The distribution does not seem to follow a proper normal distribution. as there is a slight dip in frequency when the average price is between 1.75 and 2.25 before it peaks at around 2.5. Next step is to attempt a logarithmic transformation on the fuel price to see if that reveals a clearer distribution.

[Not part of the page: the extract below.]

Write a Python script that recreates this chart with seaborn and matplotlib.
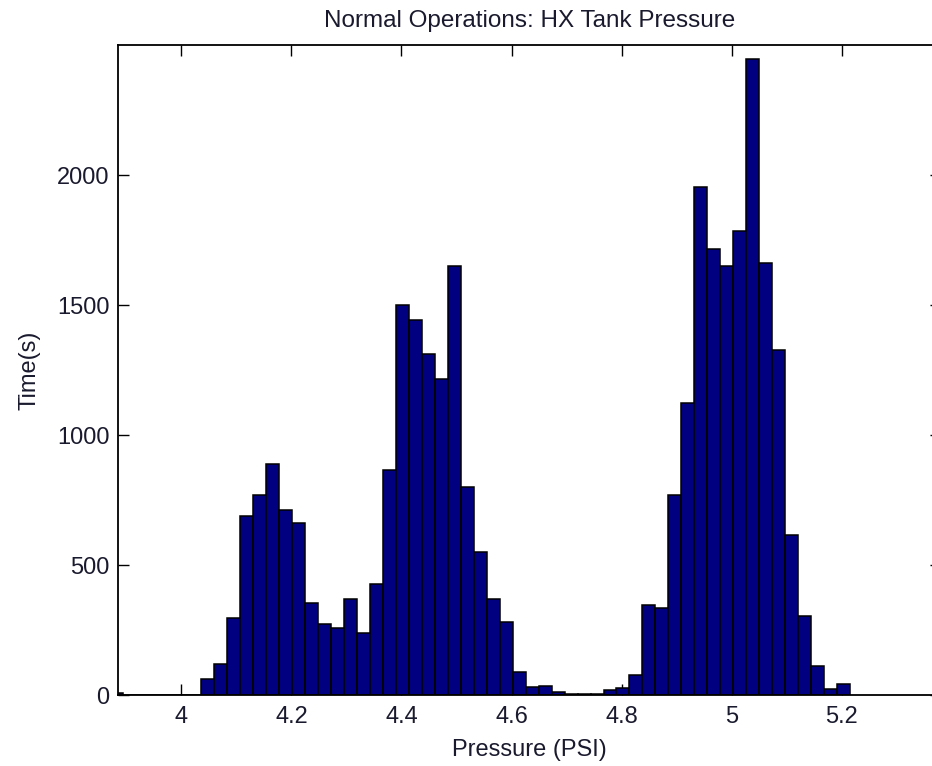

Histogram of Transformed Average Price

#Logarithmic Conversion and histogram plot 
p2 <- fueldata  %>%
  ggplot( aes(x=log(avg_price))) +
    geom_histogram(binwidth = 0.5, fill="#69b3a2", color="#e9ecef", alpha=0.9) +
    labs(
    title = 'Histogram: Logarithmic Average Price of Unleaded Regular Gasoline, FRED',
    subtitle = 'January 2000 - December 2021'
  )+
  xlab("Log(Average Price)")+
  ylab ("Frequency")
    
p2

The histogram for the logarithmic avergae fuel price reveals a slightly left skewed distribution.

Boxplot of Average Price

ggplot(fueldata, aes(y= avg_price)) +
  geom_boxplot(fill='#e9ecef', color="#69b3a2")+
  ylab("Average Price")+
  labs(
    title = 'Boxplot: Average Price of Unleaded Regular Gasoline, FRED',
    subtitle = 'January 2000 - December 2021'
  )+
  theme(axis.title.x=element_blank(),
        axis.text.x=element_blank(),
        axis.ticks.x=element_blank())

The boxplot further corroborates the earlier observation that there are no significant outliers in the dataset.

Model Fitting and Results

#Fitting a linear model on the time series.
mod1 = lm(avg_price~obs_date,data=fueldata)
summary(mod1)
## 
## Call:
## lm(formula = avg_price ~ obs_date, data = fueldata)
## 
## Residuals:
##     Min      1Q  Median      3Q     Max 
## -1.1688 -0.5073 -0.1509  0.5443  1.7024 
## 
## Coefficients:
##              Estimate Std. Error t value Pr(>|t|)    
## (Intercept) 2.399e-01  2.566e-01   0.935    0.351    
## obs_date    1.527e-04  1.695e-05   9.011   <2e-16 ***
## ---
## Signif. codes:  0 '***' 0.001 '**' 0.01 '*' 0.05 '.' 0.1 ' ' 1
## 
## Residual standard error: 0.6389 on 262 degrees of freedom
## Multiple R-squared:  0.2366, Adjusted R-squared:  0.2337 
## F-statistic: 81.19 on 1 and 262 DF,  p-value: < 2.2e-16
# Model Results
mod1 %>%
  tidy() %>%
  mutate(
    p.value = scales::pvalue(p.value),
    term = c("Intercept", 'Time')
  ) %>%
  kable(    
    caption = "Estimates for Impact of Linear Time Trend on Average Gasoline Prices",
    col.names = c("Predictor", "B", "SE", "T Statistic", "p-value"),
    digits = c(0,5, 3, 2, 3)
  )  %>% kable_styling()
Estimates for Impact of Linear Time Trend on Average Gasoline Prices
Predictor B SE T Statistic p-value
Intercept 0.23990 0.257 0.93 0.351
Time 0.00015 0.000 9.01 <0.001

The model results show a p value of less than 0.001 for Time, which indicates that there is a statistically significant positive linear relationship between time and average fuel price. However, intercept value is not statistically significant as per high p value in the model results.The coefficient value for Time indicates that the change in price because of a unit change in time is very low (0.00015) in magnitude.